Reproduce exactly the opening lines of the listing, stopping after the line that contains "const yTicks = [15, 20, 25, 30, 35, 40, 45];" and including it.
┄┄┄┄┄┄┄┄┄┄┄┄┄┄┄┄┄┄┄┄
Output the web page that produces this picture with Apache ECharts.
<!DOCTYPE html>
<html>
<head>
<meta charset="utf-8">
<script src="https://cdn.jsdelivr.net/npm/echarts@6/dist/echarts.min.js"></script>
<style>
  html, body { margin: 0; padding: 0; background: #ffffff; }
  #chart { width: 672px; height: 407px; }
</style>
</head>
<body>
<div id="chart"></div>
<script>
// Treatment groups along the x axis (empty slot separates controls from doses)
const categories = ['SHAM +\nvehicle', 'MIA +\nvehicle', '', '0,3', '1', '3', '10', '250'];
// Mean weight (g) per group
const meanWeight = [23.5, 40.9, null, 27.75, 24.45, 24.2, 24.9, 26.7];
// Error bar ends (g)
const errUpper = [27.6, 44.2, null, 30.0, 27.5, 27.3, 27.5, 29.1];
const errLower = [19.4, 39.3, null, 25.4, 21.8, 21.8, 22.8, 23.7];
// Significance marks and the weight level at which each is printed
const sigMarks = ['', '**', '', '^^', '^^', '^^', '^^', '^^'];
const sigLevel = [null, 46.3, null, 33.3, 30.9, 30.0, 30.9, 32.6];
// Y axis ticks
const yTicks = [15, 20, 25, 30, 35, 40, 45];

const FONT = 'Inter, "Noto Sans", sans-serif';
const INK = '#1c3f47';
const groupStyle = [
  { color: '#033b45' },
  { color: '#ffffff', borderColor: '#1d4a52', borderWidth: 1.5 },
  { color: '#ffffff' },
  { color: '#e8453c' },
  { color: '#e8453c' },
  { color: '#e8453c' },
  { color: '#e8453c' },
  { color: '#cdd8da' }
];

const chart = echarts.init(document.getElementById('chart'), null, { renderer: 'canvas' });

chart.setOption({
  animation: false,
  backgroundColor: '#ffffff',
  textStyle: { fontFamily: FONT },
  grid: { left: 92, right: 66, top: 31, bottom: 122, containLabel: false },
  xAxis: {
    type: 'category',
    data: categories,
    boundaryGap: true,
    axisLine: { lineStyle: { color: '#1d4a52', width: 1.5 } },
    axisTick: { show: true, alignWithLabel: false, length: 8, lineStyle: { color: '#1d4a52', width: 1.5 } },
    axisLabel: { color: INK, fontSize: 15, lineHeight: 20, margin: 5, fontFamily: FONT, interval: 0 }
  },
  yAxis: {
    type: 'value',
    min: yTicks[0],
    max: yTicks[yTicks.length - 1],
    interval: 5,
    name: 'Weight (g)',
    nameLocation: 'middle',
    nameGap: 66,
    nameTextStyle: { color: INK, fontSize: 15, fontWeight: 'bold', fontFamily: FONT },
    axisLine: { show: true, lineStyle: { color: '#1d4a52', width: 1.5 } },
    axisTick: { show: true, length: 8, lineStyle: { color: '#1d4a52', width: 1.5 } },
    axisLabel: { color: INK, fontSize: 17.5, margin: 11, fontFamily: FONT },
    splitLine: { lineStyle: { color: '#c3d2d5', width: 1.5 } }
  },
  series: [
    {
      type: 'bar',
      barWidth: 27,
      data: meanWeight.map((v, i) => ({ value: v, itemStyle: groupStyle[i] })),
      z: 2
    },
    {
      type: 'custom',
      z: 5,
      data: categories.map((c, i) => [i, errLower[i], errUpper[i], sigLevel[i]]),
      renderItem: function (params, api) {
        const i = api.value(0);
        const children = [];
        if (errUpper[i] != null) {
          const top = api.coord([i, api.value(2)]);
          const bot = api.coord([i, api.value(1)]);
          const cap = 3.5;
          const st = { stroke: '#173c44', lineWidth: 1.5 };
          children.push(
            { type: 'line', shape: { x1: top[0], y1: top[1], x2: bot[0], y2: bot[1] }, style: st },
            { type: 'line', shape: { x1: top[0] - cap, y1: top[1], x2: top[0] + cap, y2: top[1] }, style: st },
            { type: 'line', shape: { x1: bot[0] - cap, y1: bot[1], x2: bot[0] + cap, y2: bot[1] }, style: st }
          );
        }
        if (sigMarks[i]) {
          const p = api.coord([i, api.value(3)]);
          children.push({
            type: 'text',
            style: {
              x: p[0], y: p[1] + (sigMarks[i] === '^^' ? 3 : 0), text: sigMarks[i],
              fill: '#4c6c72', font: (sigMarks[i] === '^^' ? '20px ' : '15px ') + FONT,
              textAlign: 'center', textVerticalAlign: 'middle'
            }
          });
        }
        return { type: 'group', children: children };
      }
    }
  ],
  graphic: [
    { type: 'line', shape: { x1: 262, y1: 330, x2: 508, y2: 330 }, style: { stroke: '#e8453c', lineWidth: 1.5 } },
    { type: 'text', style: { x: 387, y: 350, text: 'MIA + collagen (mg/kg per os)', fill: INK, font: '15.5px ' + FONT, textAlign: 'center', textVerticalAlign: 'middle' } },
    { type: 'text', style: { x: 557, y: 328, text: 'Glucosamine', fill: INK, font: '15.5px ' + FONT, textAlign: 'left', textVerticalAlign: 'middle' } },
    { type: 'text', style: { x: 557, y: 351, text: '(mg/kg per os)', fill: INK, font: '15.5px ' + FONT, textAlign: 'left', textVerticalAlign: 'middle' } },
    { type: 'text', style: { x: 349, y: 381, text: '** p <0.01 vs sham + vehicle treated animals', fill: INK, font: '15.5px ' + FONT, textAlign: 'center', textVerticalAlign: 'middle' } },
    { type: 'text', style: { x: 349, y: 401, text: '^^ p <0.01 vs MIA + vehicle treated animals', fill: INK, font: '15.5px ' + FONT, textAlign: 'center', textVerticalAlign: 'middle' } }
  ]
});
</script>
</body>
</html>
┄┄┄┄┄┄┄┄┄┄┄┄┄┄┄┄┄┄┄┄
▶ RESULT OF THIS TASK
Output the web page that produces this picture with Apache ECharts.
<!DOCTYPE html>
<html>
<head>
<meta charset="utf-8">
<script src="https://cdn.jsdelivr.net/npm/echarts@6/dist/echarts.min.js"></script>
<style>
  html, body { margin: 0; padding: 0; background: #ffffff; }
  #chart { width: 672px; height: 407px; }
</style>
</head>
<body>
<div id="chart"></div>
<script>
// Treatment groups along the x axis (empty slot separates controls from doses)
const categories = ['SHAM +\nvehicle', 'MIA +\nvehicle', '', '0,3', '1', '3', '10', '250'];
// Mean weight (g) per group
const meanWeight = [23.5, 40.9, null, 27.75, 24.45, 24.2, 24.9, 26.7];
// Error bar ends (g)
const errUpper = [27.6, 44.2, null, 30.0, 27.5, 27.3, 27.5, 29.1];
const errLower = [19.4, 39.3, null, 25.4, 21.8, 21.8, 22.8, 23.7];
// Significance marks and the weight level at which each is printed
const sigMarks = ['', '**', '', '^^', '^^', '^^', '^^', '^^'];
const sigLevel = [null, 46.3, null, 33.3, 30.9, 30.0, 30.9, 32.6];
// Y axis ticks
const yTicks = [15, 20, 25, 30, 35, 40, 45];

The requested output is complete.